The fund profiles on will show you the management expense ratio for your mutual fund – that's the standard way of measuring fees. Look up other funds in the same category to see how they compare.

If you have a fee-based account

In a fee-based account, you pay a set percentage of the value of your account for advice and additional fees associated with the products you own. There's a special F-class version of mutual funds designed for fee-based accounts – the trailing commission is removed so you don't end up paying twice for advice (this is called double-dipping).

F-class funds are much cheaper than regular mutual funds, but they're still pricey compared to exchange-traded funds. So why not ask your adviser if you could move into ETFs instead of F-class mutual funds? ETFs could also be a cheaper solution than pooled funds, wrap accounts and other products that investment firms offer clients.

If you're already an ETF investor, make sure your adviser is using the cheapest possible options.
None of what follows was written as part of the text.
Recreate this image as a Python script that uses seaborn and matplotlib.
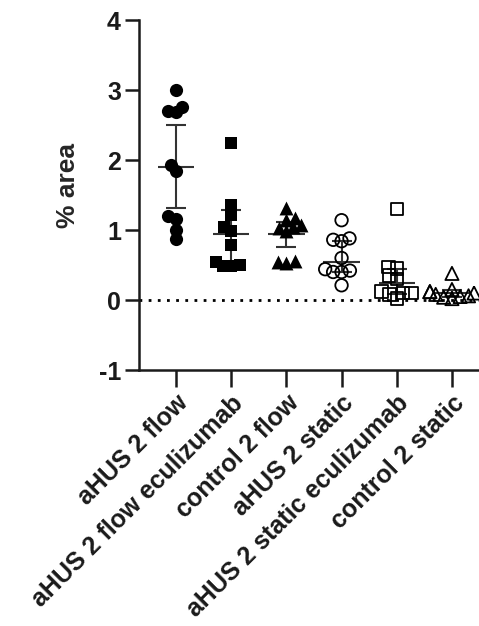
import numpy as np
import pandas as pd
import matplotlib
matplotlib.use("Agg")
import matplotlib.pyplot as plt
import seaborn as sns

groups = ["aHUS 2 flow", "aHUS 2 flow eculizumab", "control 2 flow",
          "aHUS 2 static", "aHUS 2 static eculizumab", "control 2 static"]
ahus_flow = [3.00, 2.76, 2.70, 2.68, 1.93, 1.84, 1.20, 1.16, 1.00, 0.87]
ahus_flow_ecu = [2.25, 1.36, 1.21, 1.05, 0.98, 0.79, 0.55, 0.50, 0.48, 0.48]
control_flow = [1.31, 1.17, 1.15, 1.07, 1.05, 1.03, 0.98, 0.56, 0.55, 0.53]
ahus_static = [1.14, 0.88, 0.86, 0.84, 0.60, 0.44, 0.42, 0.40, 0.40, 0.21]
ahus_static_ecu = [1.30, 0.47, 0.45, 0.35, 0.30, 0.12, 0.10, 0.10, 0.08, 0.02]
control_static = [0.38, 0.15, 0.12, 0.12, 0.10, 0.08, 0.06, 0.05, 0.04, 0.02]
center = [1.90, 0.95, 0.95, 0.55, 0.24, 0.10]
lower = [1.32, 0.55, 0.76, 0.40, 0.08, 0.05]
upper = [2.50, 1.28, 1.12, 0.85, 0.45, 0.15]
yticks = [-1, 0, 1, 2, 3, 4]
ylabel = "% area"

series = [ahus_flow, ahus_flow_ecu, control_flow, ahus_static, ahus_static_ecu, control_static]
markers = ["o", "s", "^", "o", "s", "^"]
filled = [True, True, True, False, False, False]
sizes = [9.5, 9.0, 10.0, 9.0, 9.0, 9.5]
swarm_size = 5.8

df = pd.DataFrame({
    "group": np.repeat(groups, [len(s) for s in series]),
    "value": np.concatenate(series),
})

sns.set_style("ticks")
plt.rcParams["font.family"] = ["Liberation Sans", "DejaVu Sans"]
plt.rcParams["font.weight"] = "bold"

fig = plt.figure(figsize=(4.79, 6.26), dpi=100)
ax = fig.add_axes([139 / 479, 1 - 370 / 626, 1 - 139 / 479, (370 - 20) / 626])

point_sets = []
for i, g in enumerate(groups):
    sub = df[df["group"] == g]
    n_before = len(ax.collections)
    sns.swarmplot(data=sub, x="group", y="value", order=groups, ax=ax,
                  marker=markers[i], size=swarm_size, color="black",
                  linewidth=0, zorder=3, warn_thresh=1.0)
    point_sets.append((i, ax.collections[n_before:]))

for i in range(len(groups)):
    ax.hlines(center[i], i - 0.33, i + 0.33, color="#333333", lw=1.5, zorder=2)
    ax.vlines(i, lower[i], upper[i], color="#333333", lw=1.5, zorder=2)
    ax.hlines([lower[i], upper[i]], i - 0.18, i + 0.18, color="#333333", lw=1.5, zorder=2)

ax.axhline(0, color="black", lw=2.0, linestyle=(0, (1, 2.3)), zorder=1)

ax.set_xlim(-0.67, 5.49)
ax.set_ylim(-1, 4)
ax.set_yticks(yticks)
ax.set_yticklabels([str(t) for t in yticks], fontsize=18, fontweight="bold")
ax.set_xticks(range(len(groups)))
ax.set_xticklabels(groups, rotation=45, ha="right", rotation_mode="anchor",
                   fontsize=18, fontweight="bold")
ax.set_xlabel("")
ax.set_ylabel(ylabel, fontsize=19, fontweight="bold")
ax.yaxis.set_label_coords(-0.174, 0.526)

for s in ["top", "right"]:
    ax.spines[s].set_visible(False)
for s in ["left", "bottom"]:
    ax.spines[s].set_linewidth(1.8)
    ax.spines[s].set_color("#1a1a1a")
ax.tick_params(axis="y", length=10, width=1.8, colors="#1a1a1a", pad=3)
ax.tick_params(axis="x", length=12, width=1.8, colors="#1a1a1a", pad=3)

# compute compact swarm layout once, then freeze it and enlarge the markers
fig.canvas.draw()
for i, colls in point_sets:
    for c in colls:
        if "draw" in c.__dict__:
            del c.__dict__["draw"]
        c.set_sizes([sizes[i] ** 2])
        if filled[i]:
            c.set_facecolor("black")
            c.set_linewidth(0)
        else:
            c.set_facecolor("none")
            c.set_edgecolor("black")
            c.set_linewidth(1.3)

fig.savefig("out.png", dpi=100, facecolor="white")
For reference, there are Canadian equity ETFs with MERs as low as 0.06 per cent and diversified bond ETFs as low as 0.12 per cent.

A final note on the advice fee. A column from last fall argues that households with investable assets of more than $1-million should be able to get comprehensive investment advice for 1 per cent annually. Smaller accounts may push closer to 1.5 per cent. Great service with full financial planning can justify fees on the higher side.